Written instruction: Carry none of the pictures over; set down the material below exactly.

Data section:
· · · · ·

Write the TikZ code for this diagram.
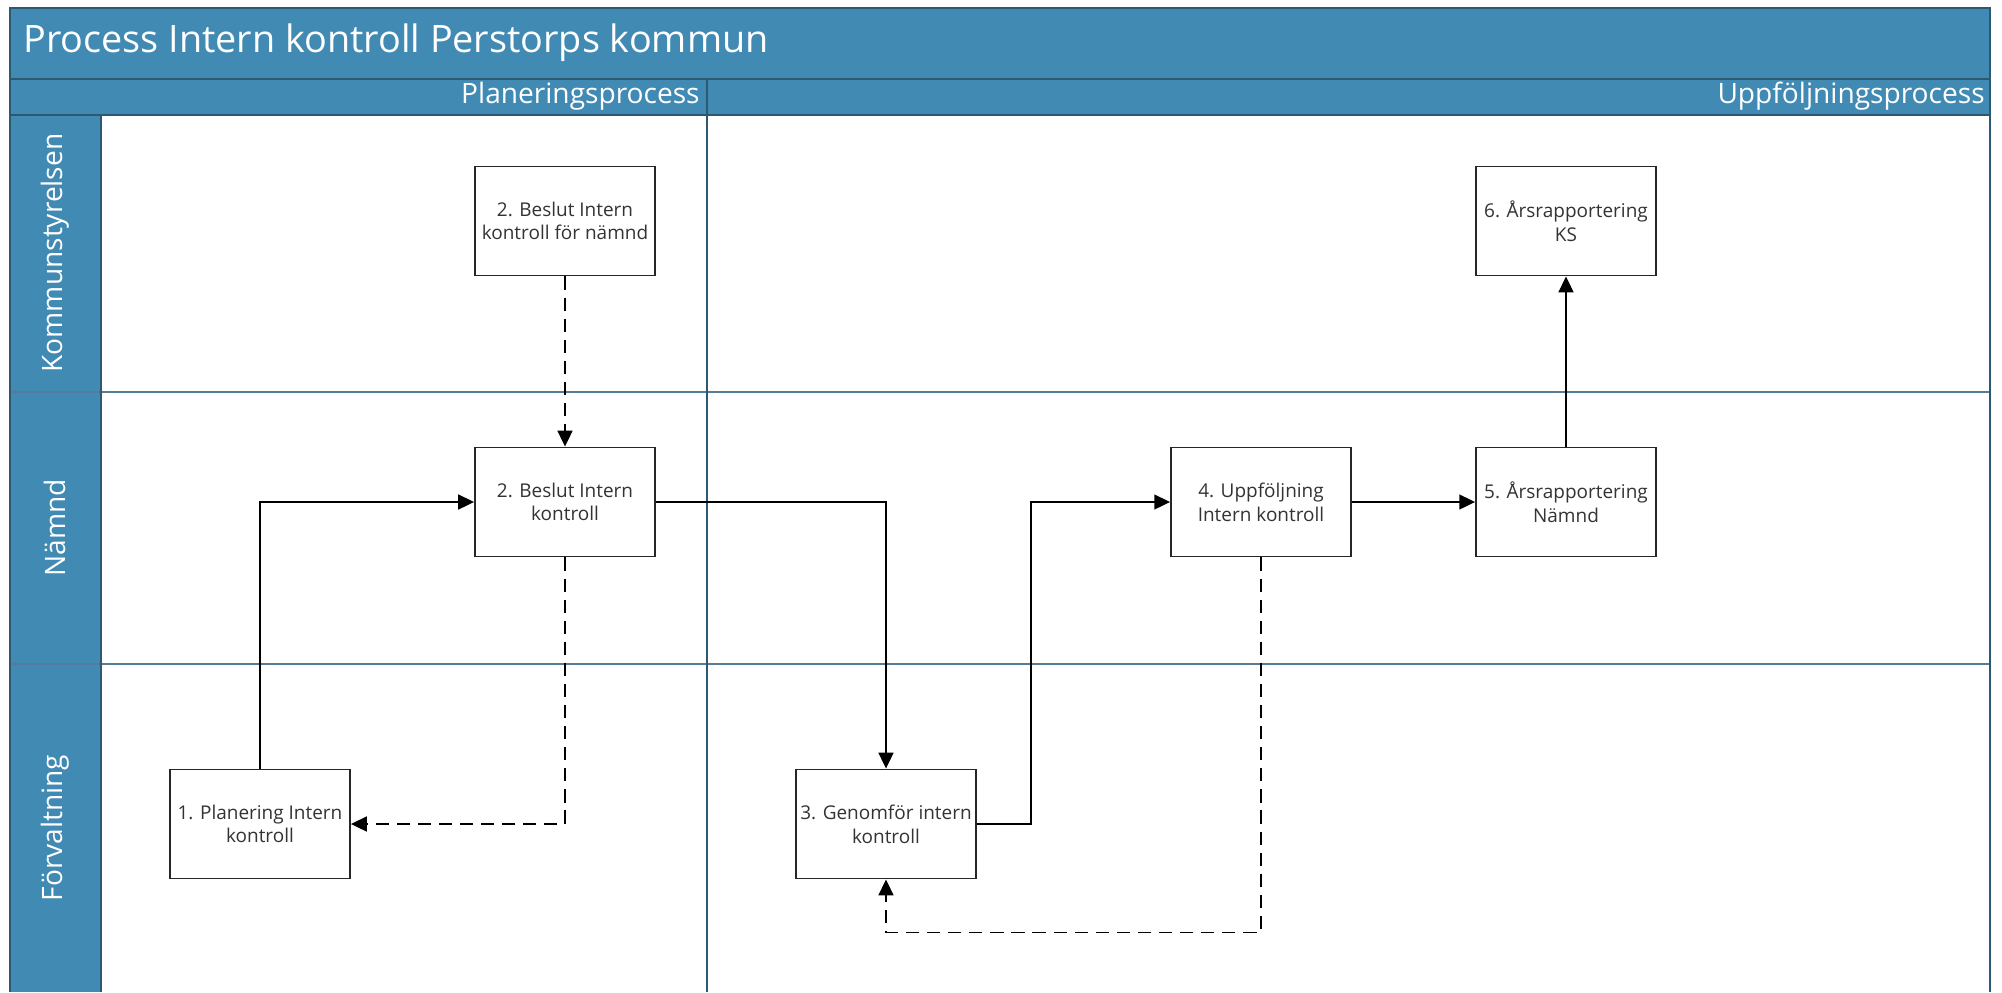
\documentclass[tikz,border=0pt]{standalone}
\usepackage{fontspec}
\setmainfont{Open Sans}
\usetikzlibrary{arrows.meta,positioning}

\definecolor{lanefill}{RGB}{65,138,180}
\definecolor{laneline}{RGB}{44,88,114}
\definecolor{gridline}{RGB}{84,124,152}

\tikzset{
    stepbox/.style={draw=black!85, line width=1.1pt, fill=white, minimum width=3.6cm, minimum height=2.18cm,
        align=center, inner sep=2pt, text=black!80, font=\fontsize{10.8}{13.5}\selectfont},
    flow/.style={draw=black, line width=0.9pt, -{Triangle[length=9pt,width=8.5pt]}},
    back/.style={flow, dash pattern=on 7.5pt off 4.5pt},
    headtext/.style={text=white, inner sep=0pt},
}

\begin{document}
\begin{tikzpicture}[x=0.02cm, y=-0.02cm]
        \useasboundingbox (0,0) rectangle (2002,992);

        %%%%%%%%% Ramar %%%%%%%%%%
        \fill[lanefill] (10,8) rectangle (1990,115);
        \fill[lanefill] (10,115) rectangle (101,992);
        \foreach \y in {392,664}
            \draw[gridline, line width=0.8pt] (10,\y) -- (1990,\y);
        \draw[laneline, line width=1pt] (10,79) -- (1990,79);
        \draw[laneline, line width=1pt] (10,115) -- (1990,115);
        \draw[laneline, line width=1pt] (101,115) -- (101,992);
        \draw[laneline, line width=1pt] (707,79) -- (707,992);
        \draw[laneline, line width=1.2pt] (10,992) -- (10,8) -- (1990,8) -- (1990,992);

        %%%%%%%%% Rubriker %%%%%%%%%
        \node[headtext, anchor=west, font=\fontsize{21.5}{25}\selectfont] (title) at (23,43) {Process Intern kontroll Perstorps kommun};
        \node[headtext, anchor=east, font=\fontsize{16}{19}\selectfont] (plan) at (700,96) {Planeringsprocess};
        \node[headtext, anchor=east, font=\fontsize{16}{19}\selectfont] (uppf) at (1985,96) {Uppföljningsprocess};

        %%%%%%%%% Banor %%%%%%%%%
        \node[headtext, rotate=90, font=\fontsize{16}{19}\selectfont] (ks) at (55,253) {Kommunstyrelsen};
        \node[headtext, rotate=90, font=\fontsize{16}{19}\selectfont] (namnd) at (55,528) {Nämnd};
        \node[headtext, rotate=90, font=\fontsize{16}{19}\selectfont] (forv) at (55,828) {Förvaltning};

        %%%%%%%%% Steg %%%%%%%%%%
        \node[stepbox] (b2ks) at (565,221) {2. Beslut Intern\\kontroll för nämnd};
        \node[stepbox] (b2n) at (565,502) {2. Beslut Intern\\kontroll};
        \node[stepbox] (b1) at (260,824) {1. Planering Intern\\kontroll};
        \node[stepbox] (b3) at (886,824) {3. Genomför intern\\kontroll};
        \node[stepbox] (b4) at (1261,502) {4. Uppföljning\\Intern kontroll};
        \node[stepbox] (b5) at (1566,502) {5. Årsrapportering\\Nämnd};
        \node[stepbox] (b6) at (1566,221) {6. Årsrapportering\\KS};

        %%%%%%%%% Flöde %%%%%%%%%
        \draw[flow] (b1.north) |- (b2n.west);
        \draw[flow] (b2n.east) -| (b3.north);
        \draw[flow] (b3.east) -- ++(54,0) |- (b4.west);
        \draw[flow] (b4) -- (b5);
        \draw[flow] (b5) -- (b6);

        %%%%%%%% Återkoppling %%%%%%%%
        \draw[back] (b2ks) -- (b2n);
        \draw[back] (b2n.south) |- (b1.east);
        \draw[back] (b4.south) -- ++(0,375) -| (b3.south);
    \end{tikzpicture}
\end{document}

· · · · ·

Task response:
Write the TikZ code for this diagram.
\documentclass[tikz,border=0pt]{standalone}
\usepackage{fontspec}
\setmainfont{Open Sans}
\usetikzlibrary{arrows.meta,positioning}

\definecolor{lanefill}{RGB}{65,138,180}
\definecolor{laneline}{RGB}{44,88,114}
\definecolor{gridline}{RGB}{84,124,152}

\tikzset{
    stepbox/.style={draw=black!85, line width=1.1pt, fill=white, minimum width=3.6cm, minimum height=2.18cm,
        align=center, inner sep=2pt, text=black!80, font=\fontsize{10.8}{13.5}\selectfont},
    flow/.style={draw=black, line width=0.9pt, -{Triangle[length=9pt,width=8.5pt]}},
    back/.style={flow, dash pattern=on 7.5pt off 4.5pt},
    headtext/.style={text=white, inner sep=0pt},
}

\begin{document}
\begin{tikzpicture}[x=0.02cm, y=-0.02cm]
        \useasboundingbox (0,0) rectangle (2002,992);

        %%%%%%%%% Ramar %%%%%%%%%%
        \fill[lanefill] (10,8) rectangle (1990,115);
        \fill[lanefill] (10,115) rectangle (101,992);
        \foreach \y in {392,664}
            \draw[gridline, line width=0.8pt] (10,\y) -- (1990,\y);
        \draw[laneline, line width=1pt] (10,79) -- (1990,79);
        \draw[laneline, line width=1pt] (10,115) -- (1990,115);
        \draw[laneline, line width=1pt] (101,115) -- (101,992);
        \draw[laneline, line width=1pt] (707,79) -- (707,992);
        \draw[laneline, line width=1.2pt] (10,992) -- (10,8) -- (1990,8) -- (1990,992);

        %%%%%%%%% Rubriker %%%%%%%%%
        \node[headtext, anchor=west, font=\fontsize{21.5}{25}\selectfont] (title) at (23,43) {Process Intern kontroll Perstorps kommun};
        \node[headtext, anchor=east, font=\fontsize{16}{19}\selectfont] (plan) at (700,96) {Planeringsprocess};
        \node[headtext, anchor=east, font=\fontsize{16}{19}\selectfont] (uppf) at (1985,96) {Uppföljningsprocess};

        %%%%%%%%% Banor %%%%%%%%%
        \node[headtext, rotate=90, font=\fontsize{16}{19}\selectfont] (ks) at (55,253) {Kommunstyrelsen};
        \node[headtext, rotate=90, font=\fontsize{16}{19}\selectfont] (namnd) at (55,528) {Nämnd};
        \node[headtext, rotate=90, font=\fontsize{16}{19}\selectfont] (forv) at (55,828) {Förvaltning};

        %%%%%%%%% Steg %%%%%%%%%%
        \node[stepbox] (b2ks) at (565,221) {2. Beslut Intern\\kontroll för nämnd};
        \node[stepbox] (b2n) at (565,502) {2. Beslut Intern\\kontroll};
        \node[stepbox] (b1) at (260,824) {1. Planering Intern\\kontroll};
        \node[stepbox] (b3) at (886,824) {3. Genomför intern\\kontroll};
        \node[stepbox] (b4) at (1261,502) {4. Uppföljning\\Intern kontroll};
        \node[stepbox] (b5) at (1566,502) {5. Årsrapportering\\Nämnd};
        \node[stepbox] (b6) at (1566,221) {6. Årsrapportering\\KS};

        %%%%%%%%% Flöde %%%%%%%%%
        \draw[flow] (b1.north) |- (b2n.west);
        \draw[flow] (b2n.east) -| (b3.north);
        \draw[flow] (b3.east) -- ++(54,0) |- (b4.west);
        \draw[flow] (b4) -- (b5);
        \draw[flow] (b5) -- (b6);

        %%%%%%%% Återkoppling %%%%%%%%
        \draw[back] (b2ks) -- (b2n);
        \draw[back] (b2n.south) |- (b1.east);
        \draw[back] (b4.south) -- ++(0,375) -| (b3.south);
    \end{tikzpicture}
\end{document}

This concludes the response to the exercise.